For the last month or so everything you have read and heard has screamed “the sky is falling in”. However the underlying feeling I picked up at The Travel Convention was that the industry is remaining positive and proactive despite the turbulent times. In the near thirty years that I have advised the travel industry, its amazing resilience and ability to adapt to the changing marketplace has always impressed me greatly.
In the four months since the failure of Silverjet, twenty ATOL holders have failed, the largest of course being the XL Group, but interestingly and surprisingly none in the past four weeks. I, along with a number of industry commentators, felt the XL failure would precipitate more. It still may do and I certainly expect some serious “blood- letting” over the CAA processing of consumer claims from unlicensed dynamic packaging companies. Nevertheless, positive signs despite woeful financial markets.

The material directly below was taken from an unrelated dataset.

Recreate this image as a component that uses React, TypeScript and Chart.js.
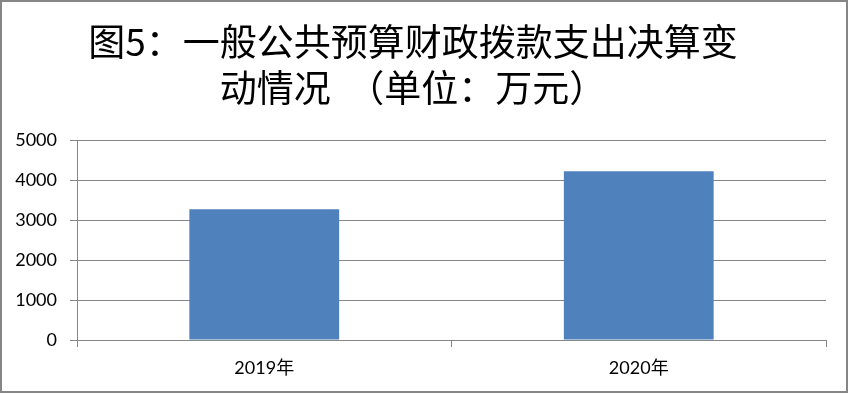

Five weeks ago on the day XL failed, BA boss Willie Walsh predicted “around 30 airlines will go bust in the next four months”. Perhaps a media attracting sound bite on the same day you announce 1400 potential redundancies but one that has not yet remotely proved to be correct. Unless I am mistaken there has not been one since.
Survival and damage limitation has been paramount for all companies impacted by XL’s demise followed surely now by a period of reflection on the lessons to be learned. Why did so many of the large consortia and dotcom/dynamic package firms allow themselves to be so exposed to a group that has plainly been ailing for many months? Where will replacement aviation capacity come from? Will the “Sharm” market, extremely profitable for many dynamic packaging firms in recent years, continue to be sustainable (XL provided circa 50% of the flying capacity there)? Will the government now see sense and not just burden travel companies with the cost of consumer protection but will include airlines in their consumer protection model?
The economists and accountants at The Travel Convention provided sobering statistics but statistics that nevertheless reflected that life goes on and that people will still be travelling and holidaying. Travel owners and managers will adjust to the new marketplace as it unfolds and business will go on as usual. They will take greater care in assessing supplier risk. Insurers are now bringing to the marketplace supplier failure protection insurance policies that will to a degree take away the uncertainty of the commercial risk of buying cheaper supply from outside the big two! Opportunity will surface and survivors will come through the rigours of this process stronger and better equipped for the future.